Вечером я уехал в Псков, где в это время происходил совет командующих армиями, где был Алексеев, Рузский и целый ряд представителей армий — командующих армиями или начальников штаба всего фронта. В Пскове были выслушаны доклады отдельных начальников. Картина, выяснившаяся при этом, превзошла все мои худшие ожидания. Я совершенно не ожидал, что в армии происходили событии, о которых открыто докладывали представители командного состава, — братание с немцами, продажа оружия, начавшийся стихийный уход с фронта. Словом, в армии происходил полный развал. Никаких мер, чтобы остановить этот развал и выйти из затруднительного положении, в сущности, никто не мог предложить. Что касается того, что, может быть, возникла мысль, что прекращение войны и есть этот исход, то должен сказать, что общее мнение было таково, что войну продолжать во что бы то ни стало нужно. Отдельных мнений в пользу прекращении войны я не помню, и наоборот, — общее мнение было таково, что войну прекратить мы не имеем возможности. Таким образом, совещание только констатировало факт развала в армии, не выработав никаких мер к борьбе с этим явлением.
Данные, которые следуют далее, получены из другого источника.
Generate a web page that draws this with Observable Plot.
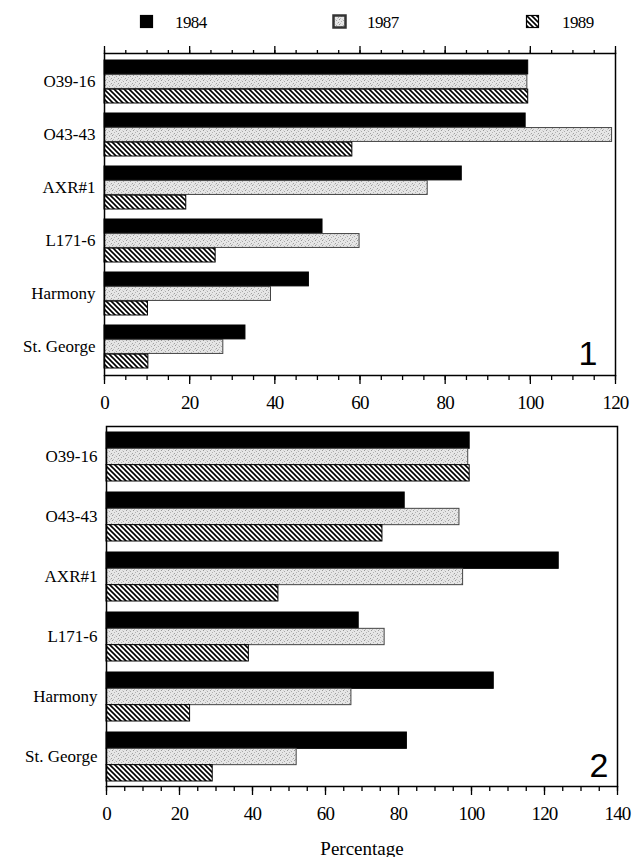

Алексеевский. Ведь ген. Рузский после этого ушел в отставку. Не был ли его уход продиктован тем обстоятельством, что он склонялся к мысли, что войну мы не можем вести дальше, и остается только заключить мир? Впоследствии эта мысль была определенно формулирована Духониным.
Колчак. В такой форме это не высказывалось. Говорилось только, что при таких условиях вести войну нельзя, но все же [62] продолжать необходимо. У всех был расчет на то, что революция вызовет подъем в войсках, вызовет чувство патриотизма, желанно победы, желание закрепить совершившийся переворот победой на театре военных действий. Я помню, что это было общее мнение людей, знакомых с историей. Взять хотя бы Французскую революцию, которая все победила коалицией. Между тем потом выяснилось, что все старались использовать революцию для своих личных целей. Во время же совещания в Пскове общая точка зрении была такая, что продолжать войну необходимо, что мы связаны такими обязательствами с союзниками, что выход наш из войны вызовет такие последствия, что при этих условиях заключение мира с Германией будет означать полную победу Германии, которая немедленно разобьет союзников и затем продиктует нам свою волю в такой форме, которая вряд ли явится приемлемой.